The Four-Step System Design Interview Framework
Effective system design interviews hinge on a structured approach rather than rote memorization. The proposed framework guides candidates through clarifying requirements, crafting a high-level design, deep diving into critical components, and finally, analyzing trade-offs and potential bottlenecks. This process demonstrates engineering maturity and a systematic problem-solving mindset.
- Clarify Requirements (3-5 minutes): Distinguish between functional (core features, users, I/O) and non-functional requirements (scale, latency, availability vs. consistency, read/write ratio). This initial phase is crucial for defining the problem scope and making informed design decisions.
- High-Level Design (5-10 minutes): Sketch the major architectural components (e.g., Client, Load Balancer, API Gateway, Services, Databases, Caches, Message Queues) and illustrate data flow. This provides a bird's-eye view of the system.
- Deep Dive (15-20 minutes): Focus on critical components, detailing aspects like database schema/choice, API design, scaling strategies, caching mechanisms, and failure handling. The interviewer often guides this selection.
- Trade-offs and Bottlenecks (5 minutes): Discuss system limitations, potential failure points, monitoring strategies, and alternative approaches considered. This shows an understanding of real-world system complexities.
Core Building Blocks of System Design
Mastering fundamental architectural patterns and components is key to assembling diverse systems. Understanding these 'Lego pieces' allows for flexible and efficient design.
- Load Balancing: Distributes traffic to improve availability and performance. Algorithms include Round Robin, Least Connections, IP Hash, and Consistent Hashing. Differentiating between L4 (TCP) and L7 (HTTP) load balancing is important for flexibility vs. latency trade-offs.
- Caching: Reduces latency and database load. Key patterns are Cache-Aside (lazy loading), Write-Through (strong consistency for recent writes), and Write-Behind (high write throughput, eventual consistency). Cache invalidation strategies like TTL, event-based invalidation, and version tags manage data freshness.
- Database Selection: Choosing the right database depends on requirements: Relational for ACID/structured data, Document for flexible schemas/high writes, Graph for relationships, Time-series for metrics, Search Engines for full-text search, Key-Value for session data, and Column-family for massive scale.
- Database Scaling: Techniques include vertical scaling (bigger machine), read replicas (for read-heavy workloads), and sharding (splitting data by a shard key). Challenges with sharding (hot shards, cross-shard queries) can be mitigated by consistent hashing with virtual nodes.
- Message Queues: Decouple producers and consumers for asynchronous processing. Essential for event-driven architectures, notifications, and data pipelines. Concepts like at-least-once delivery, dead-letter queues, and message ordering are crucial.
- CAP Theorem: A practical understanding is that in a distributed system with a network partition, you must choose between Consistency (CP) and Availability (AP).

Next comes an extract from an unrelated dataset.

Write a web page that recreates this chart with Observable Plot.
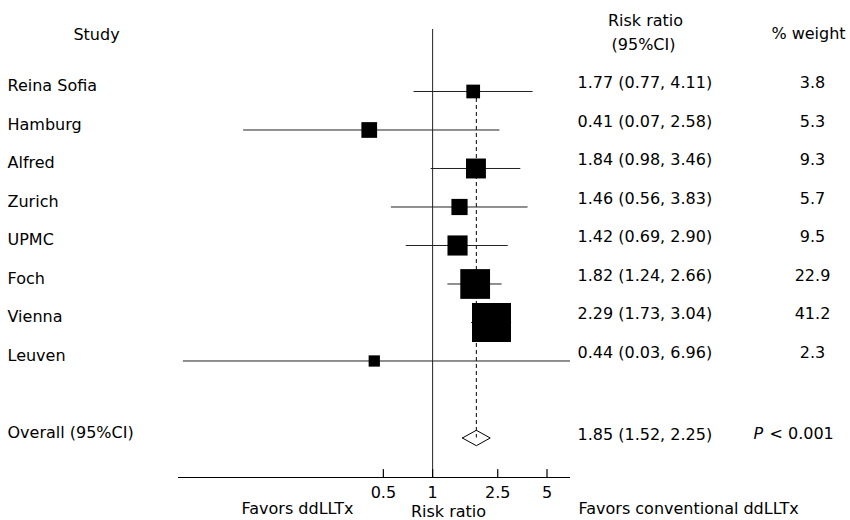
<!DOCTYPE html>
<html><head><meta charset="utf-8">
<script src="https://cdn.jsdelivr.net/npm/d3@7"></script>
<script src="https://cdn.jsdelivr.net/npm/@observablehq/plot@0.6"></script>
<style>body{margin:0;background:#fff}</style>
</head><body><div id="chart"></div>
<script>
// ---- data ----
const studies = ["Reina Sofia", "Hamburg", "Alfred", "Zurich", "UPMC", "Foch", "Vienna", "Leuven"];
const riskRatio = [1.77, 0.41, 1.84, 1.46, 1.42, 1.82, 2.29, 0.44];
const lowerCI   = [0.77, 0.07, 0.98, 0.56, 0.69, 1.24, 1.73, 0.03];
const upperCI   = [4.11, 2.58, 3.46, 3.83, 2.90, 2.66, 3.04, 6.96];
const weights   = [3.8, 5.3, 9.3, 5.7, 9.5, 22.9, 41.2, 2.3];
const overallLabel = "Overall (95%CI)";
const overallRR = 1.85, overallLo = 1.52, overallHi = 2.25;
const pSymbol = "P", pText = "< 0.001";
const tickValues = [0.5, 1, 2.5, 5];
const tickLabels = ["0.5", "1", "2.5", "5"];
const headerStudy = "Study", headerRR1 = "Risk ratio", headerRR2 = "(95%CI)", headerW = "% weight";
const axisTitle = "Risk ratio", favorsLeft = "Favors ddLLTx", favorsRight = "Favors conventional ddLLTx";

// ---- table ----
const fmt = v => v.toFixed(2);
const rows = studies.map((s, i) => ({
  study: s, rr: riskRatio[i], lo: lowerCI[i], hi: upperCI[i], w: weights[i], row: i,
  label: `${fmt(riskRatio[i])} (${fmt(lowerCI[i])}, ${fmt(upperCI[i])})`,
  wlabel: weights[i].toFixed(1)
}));
const overallRow = studies.length + 1;
const overall = {rr: overallRR, lo: overallLo, hi: overallHi, row: overallRow,
  label: `${fmt(overallRR)} (${fmt(overallLo)}, ${fmt(overallHi)})`};
const dh = 0.2;
const diamond = [
  {x: overall.lo, y: overallRow}, {x: overall.rr, y: overallRow - dh},
  {x: overall.hi, y: overallRow}, {x: overall.rr, y: overallRow + dh},
  {x: overall.lo, y: overallRow}
];
const plotTop = 29, plotBottom = 477;
const yDomain = [-1.61, 10.026];
const pxPerRow = (plotBottom - plotTop) / (yDomain[1] - yDomain[0]);
const tickLen = 8;
const tickSegs = tickValues.flatMap(v => [
  {v, y: yDomain[1]}, {v, y: yDomain[1] - tickLen / pxPerRow}
]);
const T = {fontSize: 16, lineAnchor: "bottom"};

const chart = Plot.plot({
  width: 850, height: 520,
  marginLeft: 178, marginRight: 280, marginTop: plotTop, marginBottom: 520 - plotBottom,
  style: {fontFamily: "DejaVu Sans", fontSize: "16px", color: "black", background: "white"},
  x: {type: "log", domain: [0.028, 6.96], axis: null},
  y: {domain: yDomain, range: [plotTop, plotBottom], axis: null},
  r: {type: "sqrt", domain: [0, 41.2], range: [1.52, 22]},
  marks: [
    Plot.ruleY([yDomain[1]], {stroke: "black"}),
    Plot.ruleX([1], {stroke: "#222"}),
    Plot.ruleX([overall.rr], {y1: 0, y2: overallRow, stroke: "black", strokeDasharray: "4,3"}),
    Plot.ruleY(rows, {y: "row", x1: "lo", x2: "hi", stroke: "#222"}),
    Plot.dot(rows, {x: "rr", y: "row", r: "w", symbol: "square", fill: "black"}),
    Plot.line(diamond, {x: "x", y: "y", stroke: "black", strokeWidth: 1}),
    // x axis ticks (pointing up) and labels
    Plot.line(tickSegs, {x: "v", y: "y", z: "v", stroke: "black", strokeWidth: 1.2}),
    Plot.text(tickValues, {...T, x: d => d, text: (d, i) => tickLabels[i], frameAnchor: "bottom", dy: 20, textAnchor: "middle"}),
    // study names
    Plot.text(rows, {...T, y: "row", text: "study", frameAnchor: "left", dx: -171, textAnchor: "start"}),
    Plot.text(rows, {...T, y: "row", text: "label", frameAnchor: "right", dx: 7, dy: -3, textAnchor: "start"}),
    Plot.text(rows, {...T, y: "row", text: "wlabel", frameAnchor: "right", dx: 242, dy: -3, textAnchor: "middle"}),
    // overall
    Plot.text([overall], {...T, y: "row", text: () => overallLabel, frameAnchor: "left", dx: -171, textAnchor: "start"}),
    Plot.text([overall], {...T, y: "row", text: "label", frameAnchor: "right", dx: 7, dy: 2, textAnchor: "start"}),
    Plot.text([overall], {...T, y: "row", text: () => pSymbol, frameAnchor: "right", dx: 183, dy: 1, textAnchor: "start", fontStyle: "italic"}),
    Plot.text([overall], {...T, y: "row", text: () => pText, frameAnchor: "right", dx: 199, dy: 1, textAnchor: "start"}),
    // headers
    Plot.text([headerStudy], {...T, text: d => d, frameAnchor: "top-left", dx: -82, dy: 10, textAnchor: "middle"}),
    Plot.text([headerRR1], {...T, text: d => d, frameAnchor: "top-right", dx: 75, dy: -4, textAnchor: "middle"}),
    Plot.text([headerRR2], {...T, text: d => d, frameAnchor: "top-right", dx: 73, dy: 20, textAnchor: "middle"}),
    Plot.text([headerW], {...T, text: d => d, frameAnchor: "top-right", dx: 238, dy: 9, textAnchor: "middle"}),
    // bottom labels
    Plot.text([favorsLeft], {...T, text: d => d, frameAnchor: "bottom-left", dx: 119, dy: 36, textAnchor: "middle"}),
    Plot.text([axisTitle], {...T, text: d => d, frameAnchor: "bottom-left", dx: 270, dy: 39, textAnchor: "middle"}),
    Plot.text([favorsRight], {...T, text: d => d, frameAnchor: "bottom-right", dx: 8, dy: 36, textAnchor: "start"})
  ]
});
document.getElementById("chart").appendChild(chart);
</script>
</body></html>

Most systems prioritize AP for user-facing reads and CP for critical writes, demonstrating a nuanced approach to consistency models.
- Rate Limiting: Protects services from abuse and cascading failures. Algorithms like Token Bucket (bursts, smooth average), Sliding Window (precise, memory-intensive), and Fixed Window (simple, burst risk) can be implemented at the API Gateway or per-service/user level.
Example Application of Building Blocks: Distributed Cache
Designing a distributed cache for sub-millisecond latency and fault tolerance involves several key architectural decisions combining these building blocks. Partitioning data using consistent hashing with virtual nodes distributes keys evenly across cache nodes, minimizing rebalancing overhead. Replication (e.g., 3 nodes per partition) ensures fault tolerance and high availability. Eventual consistency for reads and quorum writes (W + R > N) can be applied to balance consistency and performance. LRU eviction combined with global TTLs manages cache size and data freshness, while hot key handling (local client-side caching, key splitting) mitigates performance bottlenecks for frequently accessed data.